What to do – Extract the lines of the material below, beginning with the first and ending with the line that holds "YAxis, ReferenceLine, Legend". Skip every picture.

Collected data –

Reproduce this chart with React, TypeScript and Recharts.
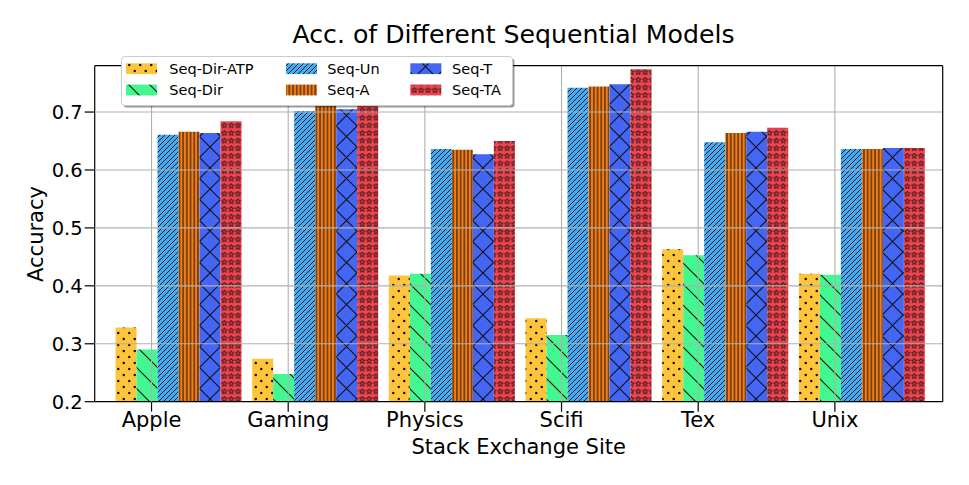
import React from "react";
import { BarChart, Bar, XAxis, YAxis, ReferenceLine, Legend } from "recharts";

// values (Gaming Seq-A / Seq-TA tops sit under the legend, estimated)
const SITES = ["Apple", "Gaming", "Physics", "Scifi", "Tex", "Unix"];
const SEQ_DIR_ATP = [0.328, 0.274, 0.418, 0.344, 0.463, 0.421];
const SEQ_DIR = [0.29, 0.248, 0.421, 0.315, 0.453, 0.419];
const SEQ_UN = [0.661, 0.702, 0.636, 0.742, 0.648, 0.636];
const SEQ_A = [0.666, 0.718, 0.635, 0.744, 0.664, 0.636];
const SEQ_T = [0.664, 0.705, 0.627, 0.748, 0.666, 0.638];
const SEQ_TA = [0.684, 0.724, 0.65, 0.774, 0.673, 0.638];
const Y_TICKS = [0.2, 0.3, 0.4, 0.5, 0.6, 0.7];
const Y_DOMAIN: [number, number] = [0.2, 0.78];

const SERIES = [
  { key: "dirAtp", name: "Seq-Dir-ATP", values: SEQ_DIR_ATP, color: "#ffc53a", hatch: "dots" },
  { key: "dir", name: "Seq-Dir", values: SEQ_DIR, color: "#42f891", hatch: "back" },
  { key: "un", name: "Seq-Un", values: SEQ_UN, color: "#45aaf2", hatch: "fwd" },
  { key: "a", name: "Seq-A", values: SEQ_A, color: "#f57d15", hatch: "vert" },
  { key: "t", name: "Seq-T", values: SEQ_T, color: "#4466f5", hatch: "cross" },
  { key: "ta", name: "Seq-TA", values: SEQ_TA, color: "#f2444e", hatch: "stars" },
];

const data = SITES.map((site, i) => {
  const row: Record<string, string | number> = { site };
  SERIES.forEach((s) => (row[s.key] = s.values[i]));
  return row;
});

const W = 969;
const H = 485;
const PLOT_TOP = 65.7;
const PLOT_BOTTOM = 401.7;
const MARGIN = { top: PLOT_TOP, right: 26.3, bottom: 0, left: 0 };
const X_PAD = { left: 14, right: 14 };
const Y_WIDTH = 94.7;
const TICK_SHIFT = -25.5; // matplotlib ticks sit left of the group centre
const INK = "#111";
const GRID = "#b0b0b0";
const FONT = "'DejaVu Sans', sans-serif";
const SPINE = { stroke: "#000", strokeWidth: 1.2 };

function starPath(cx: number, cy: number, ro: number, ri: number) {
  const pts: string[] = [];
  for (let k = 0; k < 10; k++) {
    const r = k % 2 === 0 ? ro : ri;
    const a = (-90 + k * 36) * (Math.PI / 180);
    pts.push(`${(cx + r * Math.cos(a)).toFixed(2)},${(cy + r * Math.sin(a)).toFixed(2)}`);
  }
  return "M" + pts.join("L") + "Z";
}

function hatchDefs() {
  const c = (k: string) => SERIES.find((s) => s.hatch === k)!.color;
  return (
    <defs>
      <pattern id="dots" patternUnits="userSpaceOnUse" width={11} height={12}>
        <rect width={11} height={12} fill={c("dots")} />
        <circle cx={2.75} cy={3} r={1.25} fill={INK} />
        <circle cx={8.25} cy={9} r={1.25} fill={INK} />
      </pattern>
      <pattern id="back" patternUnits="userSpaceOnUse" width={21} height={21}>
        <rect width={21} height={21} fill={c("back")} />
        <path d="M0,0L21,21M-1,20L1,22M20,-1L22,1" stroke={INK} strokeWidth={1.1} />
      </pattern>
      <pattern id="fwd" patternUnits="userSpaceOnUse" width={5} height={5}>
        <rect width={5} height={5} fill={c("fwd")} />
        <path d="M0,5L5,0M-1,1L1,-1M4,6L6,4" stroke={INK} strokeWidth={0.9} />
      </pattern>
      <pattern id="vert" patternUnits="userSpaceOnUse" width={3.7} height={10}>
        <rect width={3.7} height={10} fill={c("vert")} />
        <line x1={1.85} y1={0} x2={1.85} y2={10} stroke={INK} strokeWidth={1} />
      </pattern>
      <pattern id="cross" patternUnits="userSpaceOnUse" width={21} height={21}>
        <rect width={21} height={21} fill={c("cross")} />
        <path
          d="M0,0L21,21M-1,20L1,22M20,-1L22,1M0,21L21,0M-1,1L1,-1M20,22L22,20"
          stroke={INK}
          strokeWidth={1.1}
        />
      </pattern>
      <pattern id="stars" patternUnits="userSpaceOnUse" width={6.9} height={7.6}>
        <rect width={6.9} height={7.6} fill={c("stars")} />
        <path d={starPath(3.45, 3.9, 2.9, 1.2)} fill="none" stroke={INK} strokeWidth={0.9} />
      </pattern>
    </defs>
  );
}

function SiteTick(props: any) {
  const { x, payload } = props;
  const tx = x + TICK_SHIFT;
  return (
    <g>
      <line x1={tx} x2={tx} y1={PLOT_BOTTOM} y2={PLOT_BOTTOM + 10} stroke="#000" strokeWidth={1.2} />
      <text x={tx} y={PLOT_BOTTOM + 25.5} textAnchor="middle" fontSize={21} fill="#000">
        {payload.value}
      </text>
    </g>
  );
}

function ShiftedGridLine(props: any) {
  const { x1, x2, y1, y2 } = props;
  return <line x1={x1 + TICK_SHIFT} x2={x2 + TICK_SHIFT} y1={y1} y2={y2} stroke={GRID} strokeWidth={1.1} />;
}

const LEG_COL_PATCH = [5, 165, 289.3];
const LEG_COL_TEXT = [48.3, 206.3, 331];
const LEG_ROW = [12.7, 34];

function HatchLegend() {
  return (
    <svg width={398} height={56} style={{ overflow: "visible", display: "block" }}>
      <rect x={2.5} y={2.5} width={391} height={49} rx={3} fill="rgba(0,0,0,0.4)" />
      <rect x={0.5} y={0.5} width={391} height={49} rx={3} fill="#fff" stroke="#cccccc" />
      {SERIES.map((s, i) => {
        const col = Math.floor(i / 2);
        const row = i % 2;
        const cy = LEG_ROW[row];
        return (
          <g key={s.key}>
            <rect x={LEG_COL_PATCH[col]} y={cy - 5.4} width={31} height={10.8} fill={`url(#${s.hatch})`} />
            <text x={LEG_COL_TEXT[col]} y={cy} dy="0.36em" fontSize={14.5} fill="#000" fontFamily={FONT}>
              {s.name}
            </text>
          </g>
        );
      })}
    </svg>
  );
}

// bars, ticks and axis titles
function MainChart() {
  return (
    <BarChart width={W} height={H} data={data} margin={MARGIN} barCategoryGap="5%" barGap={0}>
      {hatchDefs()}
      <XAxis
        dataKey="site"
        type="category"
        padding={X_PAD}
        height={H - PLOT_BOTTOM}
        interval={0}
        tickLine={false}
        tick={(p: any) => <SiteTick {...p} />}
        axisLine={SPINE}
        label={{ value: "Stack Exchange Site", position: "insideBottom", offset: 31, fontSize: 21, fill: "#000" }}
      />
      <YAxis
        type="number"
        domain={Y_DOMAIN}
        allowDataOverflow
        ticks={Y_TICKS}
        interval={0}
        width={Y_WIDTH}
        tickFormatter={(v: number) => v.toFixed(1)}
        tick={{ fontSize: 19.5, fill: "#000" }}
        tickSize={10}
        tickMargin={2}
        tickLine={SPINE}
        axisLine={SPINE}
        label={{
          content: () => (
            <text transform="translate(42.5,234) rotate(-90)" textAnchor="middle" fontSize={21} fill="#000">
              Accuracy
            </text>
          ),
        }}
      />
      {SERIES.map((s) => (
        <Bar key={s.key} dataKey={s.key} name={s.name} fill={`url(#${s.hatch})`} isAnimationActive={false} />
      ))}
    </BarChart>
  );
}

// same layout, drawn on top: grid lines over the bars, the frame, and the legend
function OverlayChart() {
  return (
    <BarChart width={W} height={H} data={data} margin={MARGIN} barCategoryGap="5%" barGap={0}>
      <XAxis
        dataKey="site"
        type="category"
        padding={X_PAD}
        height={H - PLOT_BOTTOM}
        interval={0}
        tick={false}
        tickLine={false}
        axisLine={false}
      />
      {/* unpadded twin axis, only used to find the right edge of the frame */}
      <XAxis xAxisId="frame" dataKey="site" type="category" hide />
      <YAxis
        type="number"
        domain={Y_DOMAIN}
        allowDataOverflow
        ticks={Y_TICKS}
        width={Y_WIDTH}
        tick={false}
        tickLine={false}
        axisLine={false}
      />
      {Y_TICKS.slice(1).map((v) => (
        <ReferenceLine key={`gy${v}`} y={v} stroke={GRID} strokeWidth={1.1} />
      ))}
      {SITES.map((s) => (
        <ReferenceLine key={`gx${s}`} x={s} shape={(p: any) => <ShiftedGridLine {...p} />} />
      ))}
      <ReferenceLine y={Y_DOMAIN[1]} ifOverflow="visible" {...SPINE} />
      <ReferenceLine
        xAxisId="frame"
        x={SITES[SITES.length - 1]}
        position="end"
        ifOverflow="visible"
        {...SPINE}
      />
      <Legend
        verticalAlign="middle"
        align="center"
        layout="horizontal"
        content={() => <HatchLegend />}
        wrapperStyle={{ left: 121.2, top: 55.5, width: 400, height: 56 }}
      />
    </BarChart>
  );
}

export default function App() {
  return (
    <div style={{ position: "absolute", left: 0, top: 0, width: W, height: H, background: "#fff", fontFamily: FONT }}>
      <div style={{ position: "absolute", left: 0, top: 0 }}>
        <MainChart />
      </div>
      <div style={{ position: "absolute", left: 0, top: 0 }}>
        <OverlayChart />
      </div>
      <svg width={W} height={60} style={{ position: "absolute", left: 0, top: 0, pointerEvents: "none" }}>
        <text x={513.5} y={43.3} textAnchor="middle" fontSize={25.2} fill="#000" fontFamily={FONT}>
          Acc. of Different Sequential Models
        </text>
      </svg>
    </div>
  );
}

Exercise output –
Reproduce this chart with React, TypeScript and Recharts.
import React from "react";
import { BarChart, Bar, XAxis, YAxis, ReferenceLine, Legend } from "recharts";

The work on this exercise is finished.